In saying this I appreciate that there may exist cases in which the supply of a statement under s.13 of the Administrative Decisions (Judicial Review) Act, at least at the time of the application, would be contrary to the public interest because it would necessitate disclosure of material relating to ongoing investigations or to the identity of an informant. But provision has already been made, in ss.13A and 14 of the Act, to meet various situations where, for legitimate reasons, information should not be supplied. In particular, the Attorney-General is empoweed by s.14 to certify in writing that disclosure of information concerning a specified matter would be contrary to the public interest for any "reason specified in the certificate that could form the basis for a claim in a judicial proceeding that the information should not be disclosed." The matters referred to on behalf of the respondents fall within this category: see Young v. Quin (1984) 56 A.L.R.168; (1985) 59 A.L.R. 229 and Hilton v. Wells (1985) 59 A.L.R. 281 at pp 291-294. Where such a certificate is furnished the specified matter is to be excluded from any s.13 statement which is made: see s.14(2). It might be expected that, in a case such as that suggested by counsel, the Attorney-General would issue an appropriate certificate.
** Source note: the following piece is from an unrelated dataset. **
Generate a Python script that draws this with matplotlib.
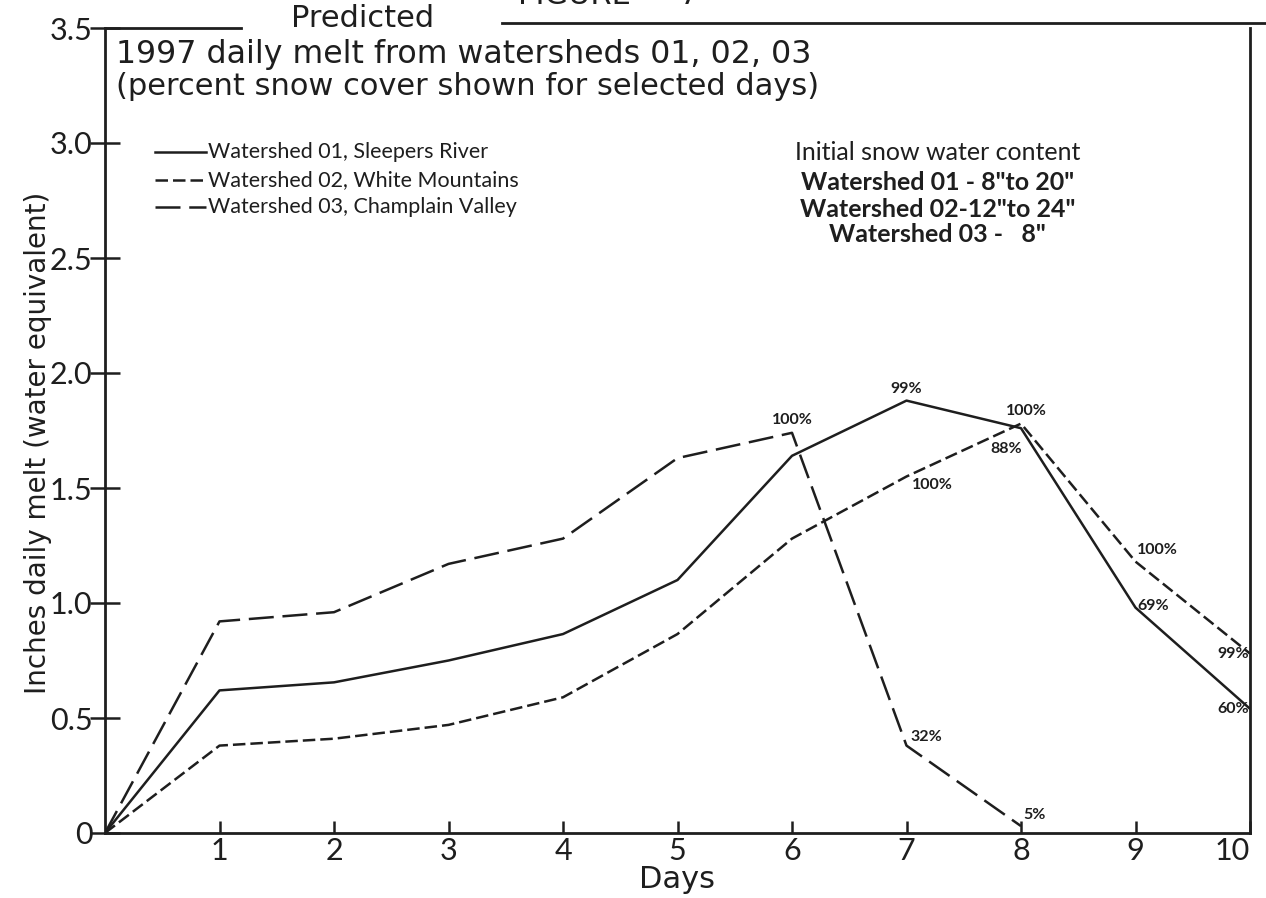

If he failed to do so, it would be open to the Court to consider whether, nonetheless, it should so exercise its discretion as to refuse an order s.13(4A). It would, perhaps, be an unusual case in which, the Attorney-General not having acted under s.14, it would be proper to take that course but that is a matter to be considered when it arises. There is, in the present case, no discretionary basis for denying the applicant the relief to which it is entitled.

I propose to make orders under s.13(4A) upon the lines sought by the applicant. The respondents must pay the costs of this application.